Sin embargo, cuando Felipe II quiso ser rey del país hermano no hizo sino confirmar que España era el primer adalid de la fe. La Iglesia misma lo reconoció haciendo crecer aún más nuestro orgullo sabiendo que nuestras posesiones se extendían más allá del ancho mar, Portugal y Marruecos incluidos. España, mientras tanto, no tiene sólo escudos, moneda que domina el mundo tanto que sus enemigos la aceptan como aquellos que hoy se enfrentan a Estados Unidos de América. Lo mismo que hoy, a su poder militar se unía el económico.
La razón, sin embargo, nunca está en un solo lado; España lucha contra todos por mantener la fe, de igual modo que hoy el comercio es causa de luchas constantes por encima de cualquier vicisitud guerrera que queramos señalar.
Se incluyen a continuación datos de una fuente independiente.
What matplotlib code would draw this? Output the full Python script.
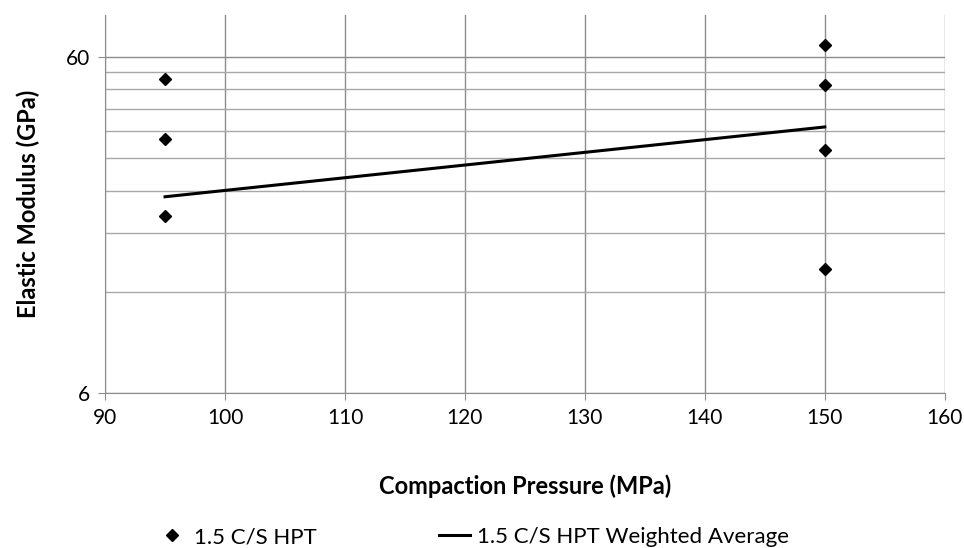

Pues por mucho que se hable de la fe o de Alá, de libertad o independencia, el comercio siempre andará royendo las raíces de cualquier sociedad en crecimiento. Comercio y capital son la razón suprema, en mucho o en poco, de toda cuanta política se hace para llevar al molino de la civilización aquello que supone el porvenir del hombre.
El resto son sólo pálidas sombras que proyecta la luz dorada de esas monedas que fustiga Quevedo en sus sátiras. De los Fúcar al dólar actual todo lo mueve, hace nacer o mata, o simplemente mantiene lejos de cualquier actitud.
Así, la visita de los reyes no es ahora de índole política, sino comercial, del mismo modo que sus sueños. El resto: Inquisición, imperio, ligas santas, revoluciones, profecías y protestas son sólo nubes de humo, con lo que nos intentan ocultar la realidad. Así deben juzgarse esos nuevos viajes, tan distintos de los de otros tiempos. Son como los de Colón: lo primero es abrir paso a un mercado; el resto resulta secundario desde los tiempos de Ulises hasta hoy.